Sitra launched Isaacus – the Digital Health HUB together with its collaboration partners to pave the way for more efficient use of Finnish well-being data. The project has developed an operating model and built foundations for a single central operator, in other words, a permit service provider and operator who can combine the well-being databases within social services and healthcare more efficiently than at present.
Well-being data is vital for scientific research, drug development, service development and knowledge-based management. At the moment, utilising data from several sources is difficult, if not impossible.
“Obtaining research permits can take years, which puts back the development of new therapies and treatments significantly. Resolving this bottleneck was the motivation behind our project,” says Jaana Sinipuro, Project Director.
New tools for management, research and innovation
The operator would provide a twofold service by managing permits and data requests and the actual processing of data requests. The work of the permit service and digital health hub is designed to be authority-led. The services would be organised in collaboration with different controllers and the operator would act as the interface between different data users and producers.
Researchers and other data users would only need one point of contact, which could offer both guidance and issue research permits. Data would be processed within a secure environment and would never be distributed directly.
During the project, the operating model of the new operator, the service it offers and its potential customer base were investigated. Sitra also funded the pre-production projects of the collaboration partners, in which the elements facilitating the new one-stop-shop permit and service operator were built.
The project was run in close co-operation with the Ministry of Social Affairs and Health, which has been preparing a legislative proposal on the secure secondary use of social welfare and health data. If enacted, the legislative proposal (link in Finnish) that is currently awaiting processing by the Social Affairs and Health Committee will enable the establishment of a central operator issuing well-being data permits and providing related services.

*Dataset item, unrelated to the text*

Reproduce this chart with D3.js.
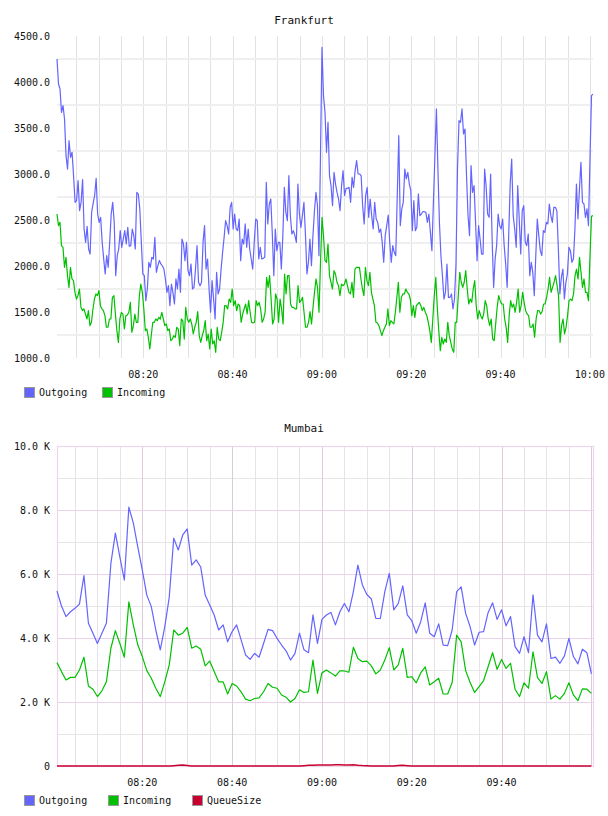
<!DOCTYPE html>
<html><head><meta charset="utf-8">
<script src="https://cdn.jsdelivr.net/npm/d3@7"></script>
<style>body{margin:0;background:#fff}svg{display:block}text{font-family:"DejaVu Sans Mono",monospace;fill:#111}</style>
</head><body><svg id="c" width="608" height="816"></svg>
<script>
// ---------- Frankfurt data (bytes/s), evenly spaced from fraStart to fraEnd ----------
const fraStart = "08:00:42", fraEnd = "10:00:42";
const fraOutgoing = [
4250,3978,3924,3670,3743,3598,3199,3054,3362,3181,3236,2982,2692,2710,2928,2601,2692,2939,2402,2257,
2431,2185,2130,2583,2680,2764,2953,2565,2474,2529,2257,2080,1913,2112,1986,2257,2565,2692,2474,1895,
2112,2185,2384,2203,2293,2384,2239,2420,2214,2221,2402,2330,2185,2800,2782,2620,2257,1913,1895,1623,
1750,2040,1986,2094,2076,2312,1931,2004,2060,2022,2000,1967,1859,1714,1786,1569,1804,1714,1587,1859,
1750,1967,1714,2293,2239,2058,2257,1950,
1895,2022,1750,1768,1967,2221,1823,1786,1823,2257,2439,1967,2076,1750,1497,1841,1641,1424,1931,1696,
1750,1967,2149,2312,2493,2439,2348,2638,2692,2402,2565,2402,2384,2511,2058,2293,2239,2457,2203,2402,
2185,2076,1967,2257,2511,2493,2076,2203,2076,2083,2094,2910,2457,2674,2728,2348,1895,2402,2167,2257,
2257,1967,2330,2855,2583,2493,2982,2547,2348,2384,2330,2257,2891,2565,2420,2547,2692,2348,1913,2040,
2293,2004,2330,2601,2800,2656,2112,3199,
4377,3851,3670,3236,3562,2982,2873,2656,3018,2891,2800,2728,2601,2873,3036,2764,2844,2844,2855,2692,
2964,2855,3036,3145,3000,3000,2982,2656,2457,2764,2855,2529,2728,2547,2402,2692,2511,2474,2366,2402,
2257,2040,2330,2439,2554,2257,2040,2221,2149,2112,2764,3417,2439,2620,2692,3054,2946,3018,2891,2819,
2384,2710,2384,2420,2783,2547,2565,2590,2590,2583,2474,2565,2366,2167,2692,3199,3707,3054,2474,2112,
1895,1641,1714,2022,1659,1659,1696,1533,1641,2022,3054,
3580,3562,3707,3435,3489,2982,2547,2330,3091,2800,2873,2474,2058,2439,2293,2130,2130,3054,2873,2565,
2529,3000,2293,1768,2076,2221,2565,2439,2402,2511,2221,2022,1768,2330,2891,3163,2547,2402,2203,2873,
2511,2130,2601,2656,2257,2221,2348,1895,2040,1931,1678,2112,2511,2330,2167,2112,2384,2366,2474,2457,
2674,2547,2474,2638,2638,2601,2185,1696,1877,1967,1641,1823,1913,2203,2167,2040,2076,2402,2891,2511,
2837,3127,2692,2674,2529,2620,2439,3163,3851,3869
];
const fraIncoming = [
2565,2439,2475,2221,2203,1986,2094,1895,1768,1986,1859,1841,1714,1641,1678,1750,1551,1515,1533,1478,
1424,1515,1352,1388,1530,1641,1696,1678,1732,1569,1533,1515,1460,1334,1334,1424,1424,1659,1678,1478,
1297,1170,1424,1497,1478,1315,1460,1468,1497,1605,1279,1352,1478,1388,1388,1678,1804,1714,1533,1297,
1315,1225,1098,1250,1388,1388,1424,1406,1442,1424,1497,1424,1352,1370,1297,1315,1188,1206,1243,1225,
1334,1315,1134,1424,1406,1206,1551,1424,
1388,1424,1370,1261,1334,1388,1504,1243,1170,1243,1297,1406,1188,1261,1098,1315,1152,1188,1062,1334,
1206,1188,1279,1388,1569,1569,1533,1641,1605,1750,1569,1623,1515,1587,1569,1388,1478,1533,1587,1478,
1623,1497,1388,1381,1388,1623,1569,1605,1533,1388,1424,1497,1877,1768,1895,1641,1370,1424,1696,1641,
1388,1641,1533,1370,1913,1696,1895,1895,1587,1551,1551,1533,1533,1786,1605,1623,1659,1497,1334,1334,
1388,1504,1370,1551,1714,1859,1768,1497,2040,2529,
2330,2058,2040,2239,1895,1823,1750,1949,1913,1823,1786,1678,1804,1786,1804,1859,1786,1714,1696,1823,
1659,1967,1986,1986,1986,1859,1750,1678,1986,1841,1786,1931,1714,1641,1569,1388,1381,1352,1297,1243,
1297,1334,1370,1533,1352,1406,1388,1370,1497,1659,1823,1497,1659,1696,1696,1750,1714,1696,1641,1460,
1569,1442,1569,1587,1605,1569,1515,1551,1497,1460,1388,1297,1170,1424,1678,1877,1551,1297,1080,1225,
1152,1206,1170,1388,1243,1170,1098,1062,1388,1388,
1678,1931,1823,1768,1823,1949,1750,1587,1641,1605,1750,1841,1569,1424,1515,1460,1424,1478,1623,1569,
1424,1352,1424,1206,1188,1370,1551,1678,1623,1587,1587,1424,1334,1170,1460,1623,1551,1587,1497,1605,
1750,1497,1569,1714,1605,1515,1478,1460,1334,1334,1370,1225,1424,1515,1515,1478,1504,1587,1587,1659,
1750,1877,1714,1768,1823,1895,1786,1678,1170,1352,1424,1261,1334,1460,1623,1641,1623,1696,1895,1967,
1859,2094,1931,1768,1859,1714,1714,1623,2112,2540,2547
];
const fraYTicks = [1000,1500,2000,2500,3000,3500,4000,4500];
const fraYGrid = [1250,1750,2250,2750,3250,3750,4250];
const fraXTicks = ["08:20","08:40","09:00","09:20","09:40","10:00"];
const fraSeries = ["Outgoing","Incoming"];

// ---------- Mumbai data (1-minute samples from mumStart) ----------
const mumStart = "08:01:00", mumEnd = "10:00:35";
const mumOutgoing = [
5470,5000,4670,4820,4930,5060,5950,4460,4150,3830,4150,4460,6330,7280,6530,5810,8090,7590,6840,6120,
5340,4980,4250,3630,4350,5280,7120,6750,7220,7410,6280,6440,6220,5340,5030,4720,4250,4410,3880,4200,
4410,3940,3470,3330,3520,3400,3830,4270,4230,3990,3780,3600,3310,3520,4150,
3630,3540,4720,3830,4580,4720,4800,4410,4820,5080,4820,5450,6280,5660,5360,5220,4610,4610,5450,6020,
4880,5080,5630,4720,4540,4150,4510,5100,4150,4040,4440,3780,3760,4250,5450,5600,4770,4350,3780,4180,
4200,4790,5100,4580,4880,4380,4670,3730,3520,4040,3540,5350,4090,3880,4440,3360,3400,3210,3440,3990,
3420,3190,3650,3540,2880
];
const mumIncoming = [
3230,2950,2690,2770,2770,3000,3400,2500,2400,2170,2350,2630,3680,4230,3830,3400,5130,4410,3780,3420,
2980,2740,2430,2170,2630,3160,4250,4090,4150,4330,3680,3750,3650,3130,3280,2950,2630,2630,2250,2580,
2500,2320,2090,2040,2110,2130,2320,2580,2460,2430,2220,2150,2000,2110,2380,
2300,2320,3310,2270,2910,3000,2910,2810,2970,2970,2930,3710,3360,3260,3280,3130,2880,3000,3310,3700,
3000,3160,3680,2770,2790,2600,2910,3100,2530,2630,2740,2250,2250,2610,4090,3880,2980,2610,2300,2480,
2670,3100,3540,3020,3330,3050,3210,2400,2170,2600,2430,3570,2760,2580,2950,2090,2200,2090,2270,2600,
2220,2040,2410,2400,2270
];
const mumQueue = [
0,0,0,0,0,0,0,0,0,0,0,0,0,0,0,0,0,0,0,0,0,0,0,0,0,0,10,20,30,15,
0,0,0,0,0,0,0,0,0,0,0,0,0,0,0,0,0,0,0,0,0,0,0,0,0,10,20,25,30,30,
35,35,40,40,35,35,40,25,15,10,0,0,0,0,0,0,15,20,10,0,
0,0,0,0,0,0,0,0,0,0,0,0,0,0,0,0,0,0,0,0,0,0,0,0,0,0,0,0,0,0,
0,0,0,0,0,0,0,0,0,0
];
const mumYTicks = [0,2000,4000,6000,8000,10000];
const mumYMinor = [1000,3000,5000,7000,9000];
const mumXTicks = ["08:20","08:40","09:00","09:20","09:40"];
const mumSeries = ["Outgoing","Incoming","QueueSize"];

const colors = {Outgoing:"#6464ff", Incoming:"#00c000", QueueSize:"#c80032"};

// ---------- drawing ----------
const svg = d3.select("#c");
const parse = d3.timeParse("%H:%M:%S");
const tp = s => parse(s.length === 5 ? s + ":00" : s);
function spread(vals, start, end) {
  const s = +tp(start), e = +tp(end);
  return vals.map((v, i) => ({t: new Date(s + (e - s) * i / (vals.length - 1)), v}));
}
function minutes(vals, start) {
  return vals.map((v, i) => ({t: d3.timeMinute.offset(tp(start), i), v}));
}

// ===== Frankfurt =====
{
  const g = svg.append("g");
  const x = d3.scaleTime().domain([tp(fraStart), tp(fraEnd)]).range([57, 593]);
  const y = d3.scaleLinear().domain([1000, 4500]).range([358, 36]);
  const vt = d3.timeMinute.every(5).range(d3.timeMinute.ceil(tp(fraStart)), tp(fraEnd));
  g.selectAll(".vg").data(vt).join("line")
    .attr("x1", d => Math.round(x(d)) + 0.5).attr("x2", d => Math.round(x(d)) + 0.5)
    .attr("y1", y(4500)).attr("y2", y(1000)).attr("stroke", "#e2e2e2");
  g.selectAll(".hg").data(fraYGrid).join("line")
    .attr("x1", 57).attr("x2", 593).attr("y1", d => Math.round(y(d))).attr("y2", d => Math.round(y(d)))
    .attr("stroke", "#efefef").attr("stroke-width", 2);
  g.append("text").attr("x", 304).attr("y", 24).attr("text-anchor", "middle").style("font-size", "11px").text("Frankfurt");
  g.selectAll(".yl").data(fraYTicks).join("text")
    .attr("x", 50).attr("y", d => y(d)).attr("dy", "0.35em").attr("text-anchor", "end")
    .style("font-size", "10px").text(d3.format(".1f"));
  g.selectAll(".xl").data(fraXTicks).join("text")
    .attr("x", d => x(tp(d))).attr("y", 378).attr("text-anchor", "middle")
    .style("font-size", "10px").text(d => d);
  const line = d3.line().x(d => x(d.t)).y(d => y(d.v));
  [["Outgoing", fraOutgoing], ["Incoming", fraIncoming]].forEach(([k, vals]) => {
    g.append("path").datum(spread(vals, fraStart, fraEnd)).attr("d", line)
      .attr("fill", "none").attr("stroke", colors[k]).attr("stroke-width", 1.2).attr("stroke-linejoin", "round");
  });
  const lg = g.selectAll(".lg").data(fraSeries).join("g").attr("transform", (d, i) => `translate(${24 + i * 78},387)`);
  lg.append("rect").attr("x", 0.5).attr("y", 0.5).attr("width", 10).attr("height", 10)
    .attr("fill", d => colors[d]).attr("stroke", "#999");
  lg.append("text").attr("x", 15).attr("y", 9).style("font-size", "10px").text(d => d);
}

// ===== Mumbai =====
{
  const g = svg.append("g");
  const x = d3.scaleTime().domain([tp(mumStart), tp(mumEnd)]).range([57, 594]);
  const y = d3.scaleLinear().domain([0, 10000]).range([766, 446]);
  const vt = d3.timeMinute.every(5).range(d3.timeMinute.ceil(tp(mumStart)), tp(mumEnd));
  const isMajor = d => d.getMinutes() % 20 === 0;
  g.selectAll(".hm").data(mumYMinor).join("line")
    .attr("x1", 57).attr("x2", 594).attr("y1", d => Math.round(y(d)) + 0.5).attr("y2", d => Math.round(y(d)) + 0.5)
    .attr("stroke", "#e6e6e6");
  g.selectAll(".vg").data(vt).join("line")
    .attr("x1", d => Math.round(x(d)) + 0.5).attr("x2", d => Math.round(x(d)) + 0.5)
    .attr("y1", y(10000)).attr("y2", y(0))
    .attr("stroke", d => isMajor(d) ? "#dccbdc" : "#e8e2e8");
  g.selectAll(".hM").data(mumYTicks.filter(d => d > 0 && d < 10000)).join("line")
    .attr("x1", 57).attr("x2", 594).attr("y1", d => Math.round(y(d)) + 0.5).attr("y2", d => Math.round(y(d)) + 0.5)
    .attr("stroke", "#ebd2eb");
  // frame
  g.append("rect").attr("x", 57.5).attr("y", Math.round(y(10000)) + 0.5)
    .attr("width", 536).attr("height", Math.round(y(0)) - Math.round(y(10000)))
    .attr("fill", "none").attr("stroke", "#ecd6ec").attr("stroke-width", 1.2);
  g.append("text").attr("x", 304).attr("y", 432).attr("text-anchor", "middle").style("font-size", "11px").text("Mumbai");
  g.selectAll(".yl").data(mumYTicks).join("text")
    .attr("x", 50).attr("y", d => y(d)).attr("dy", "0.35em").attr("text-anchor", "end")
    .style("font-size", "10px").text(d => d === 0 ? "0" : d3.format(".1f")(d / 1000) + " K");
  g.selectAll(".xl").data(mumXTicks).join("text")
    .attr("x", d => x(tp(d))).attr("y", 786).attr("text-anchor", "middle")
    .style("font-size", "10px").text(d => d);
  const line = d3.line().x(d => x(d.t)).y(d => y(d.v));
  [["Outgoing", mumOutgoing], ["Incoming", mumIncoming], ["QueueSize", mumQueue]].forEach(([k, vals]) => {
    g.append("path").datum(minutes(vals, mumStart)).attr("d", line)
      .attr("fill", "none").attr("stroke", colors[k]).attr("stroke-width", k === "QueueSize" ? 1.5 : 1.2)
      .attr("stroke-linejoin", "round");
  });
  const lg = g.selectAll(".lg").data(mumSeries).join("g").attr("transform", (d, i) => `translate(${24 + i * 84},795)`);
  lg.append("rect").attr("x", 0.5).attr("y", 0.5).attr("width", 10).attr("height", 10)
    .attr("fill", d => colors[d]).attr("stroke", "#999");
  lg.append("text").attr("x", 15).attr("y", 9).style("font-size", "10px").text(d => d);
}
</script></body></html>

“The new service would speed up the production of more robust social welfare and health services, as it would allow more effective knowledge-based management. It would also create completely new paths for research as well as Finnish and international development and innovation work,” Sinipuro says.
Sitra’s main partners in the Isaacus project were the Ministry of Social Affairs and Health, the Ministry of Economic Affairs and Employment, Business Finland and Kela, as well as organisations who have contributed through pre-production development: the National Institute for Health and Welfare (THL), Statistics Finland, the Hospital District of Southwest Finland (VSSHP), the Hospital District of Helsinki and Uusimaa (HUS), the National Archives, the City of Kuopio, the Institute for Molecular Medicine Finland (FIMM), the Biobanking and Biomolecular Resources Research Infrastructure (BBMRI.fi) and the Finnish Social Science Data Archive.
The preparations for the launch of operations will continue under the Ministry of Social Affairs and Health.
The project outcomes have been compiled in a Sitra publication Huomisen hyvinvointia datasta (link in Finnish, the title in English: “Tomorrow’s well-being from data”). The publication describes the structure of the operator and the lessons learned from the project. It also contains ideas and guidelines for the next party to pick up the baton and be in charge of the permit and advisory services and the operator organisation. Future customers of the permit services, the users of the data, are also provided with a peek preview of the future data service.
Sitra’s Isaacus – the Digital Health HUB project will be completed at the end of 2018. The project’s closing event was held on 1 November 2018, the birthday of Bishop Isaacus Rothovius, the creator of Finnish parish registers and the father of Finnish statistics.